**Exercise requirements:**
Reproduce exactly, with no pictures, each line from the opening of the material down through the line containing "ax = fig.add_axes([74".

***** Supplied material *****

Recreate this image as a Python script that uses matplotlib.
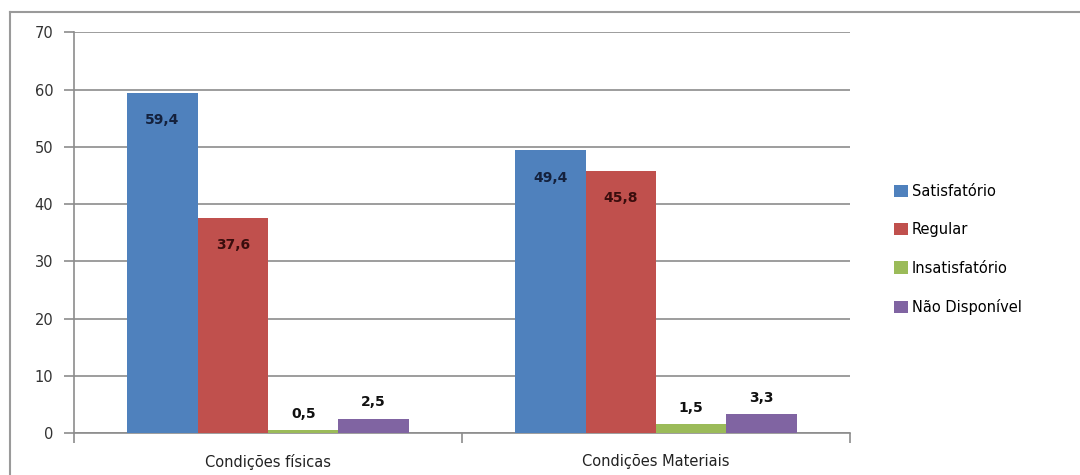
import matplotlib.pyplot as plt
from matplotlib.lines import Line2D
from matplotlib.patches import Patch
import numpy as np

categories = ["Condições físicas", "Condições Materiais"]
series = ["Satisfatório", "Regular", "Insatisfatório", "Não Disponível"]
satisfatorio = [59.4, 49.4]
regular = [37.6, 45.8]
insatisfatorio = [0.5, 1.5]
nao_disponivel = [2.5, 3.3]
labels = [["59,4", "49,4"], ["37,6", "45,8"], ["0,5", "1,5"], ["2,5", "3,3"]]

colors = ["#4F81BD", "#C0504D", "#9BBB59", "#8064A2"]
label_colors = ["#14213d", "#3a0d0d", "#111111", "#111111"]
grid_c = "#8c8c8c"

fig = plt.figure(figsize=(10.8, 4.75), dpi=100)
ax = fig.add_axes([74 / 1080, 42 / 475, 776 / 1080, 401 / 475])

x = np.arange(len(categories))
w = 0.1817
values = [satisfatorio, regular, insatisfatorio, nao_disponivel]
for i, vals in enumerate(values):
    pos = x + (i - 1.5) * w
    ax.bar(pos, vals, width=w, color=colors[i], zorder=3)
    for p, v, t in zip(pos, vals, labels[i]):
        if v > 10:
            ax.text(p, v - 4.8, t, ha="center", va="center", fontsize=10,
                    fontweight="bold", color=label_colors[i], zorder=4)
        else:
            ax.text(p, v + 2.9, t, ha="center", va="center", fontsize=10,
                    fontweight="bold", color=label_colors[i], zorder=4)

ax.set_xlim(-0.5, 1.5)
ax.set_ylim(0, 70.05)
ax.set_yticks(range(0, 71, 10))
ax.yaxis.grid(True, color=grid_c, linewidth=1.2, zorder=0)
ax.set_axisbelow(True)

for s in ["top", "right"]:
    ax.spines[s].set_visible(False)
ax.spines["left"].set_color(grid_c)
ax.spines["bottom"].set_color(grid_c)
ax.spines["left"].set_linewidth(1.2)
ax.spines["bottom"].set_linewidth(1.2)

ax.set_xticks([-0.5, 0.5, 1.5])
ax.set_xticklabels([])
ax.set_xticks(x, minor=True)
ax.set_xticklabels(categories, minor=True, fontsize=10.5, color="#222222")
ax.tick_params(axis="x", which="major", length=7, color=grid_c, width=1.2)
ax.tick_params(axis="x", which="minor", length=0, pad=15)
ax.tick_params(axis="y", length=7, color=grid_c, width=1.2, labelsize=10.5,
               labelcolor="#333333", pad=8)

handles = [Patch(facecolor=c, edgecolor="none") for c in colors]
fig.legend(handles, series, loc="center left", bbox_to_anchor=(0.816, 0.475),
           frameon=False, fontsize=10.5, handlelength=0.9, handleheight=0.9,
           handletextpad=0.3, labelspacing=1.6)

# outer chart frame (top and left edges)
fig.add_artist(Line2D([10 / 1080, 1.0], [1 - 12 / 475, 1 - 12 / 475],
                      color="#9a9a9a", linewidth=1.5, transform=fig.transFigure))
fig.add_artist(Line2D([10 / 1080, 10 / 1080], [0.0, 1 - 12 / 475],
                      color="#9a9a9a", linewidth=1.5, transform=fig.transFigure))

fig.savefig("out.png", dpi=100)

*****

**Exercise result:**
Recreate this image as a Python script that uses matplotlib.
import matplotlib.pyplot as plt
from matplotlib.lines import Line2D
from matplotlib.patches import Patch
import numpy as np

categories = ["Condições físicas", "Condições Materiais"]
series = ["Satisfatório", "Regular", "Insatisfatório", "Não Disponível"]
satisfatorio = [59.4, 49.4]
regular = [37.6, 45.8]
insatisfatorio = [0.5, 1.5]
nao_disponivel = [2.5, 3.3]
labels = [["59,4", "49,4"], ["37,6", "45,8"], ["0,5", "1,5"], ["2,5", "3,3"]]

colors = ["#4F81BD", "#C0504D", "#9BBB59", "#8064A2"]
label_colors = ["#14213d", "#3a0d0d", "#111111", "#111111"]
grid_c = "#8c8c8c"

fig = plt.figure(figsize=(10.8, 4.75), dpi=100)
ax = fig.add_axes([74 / 1080, 42 / 475, 776 / 1080, 401 / 475])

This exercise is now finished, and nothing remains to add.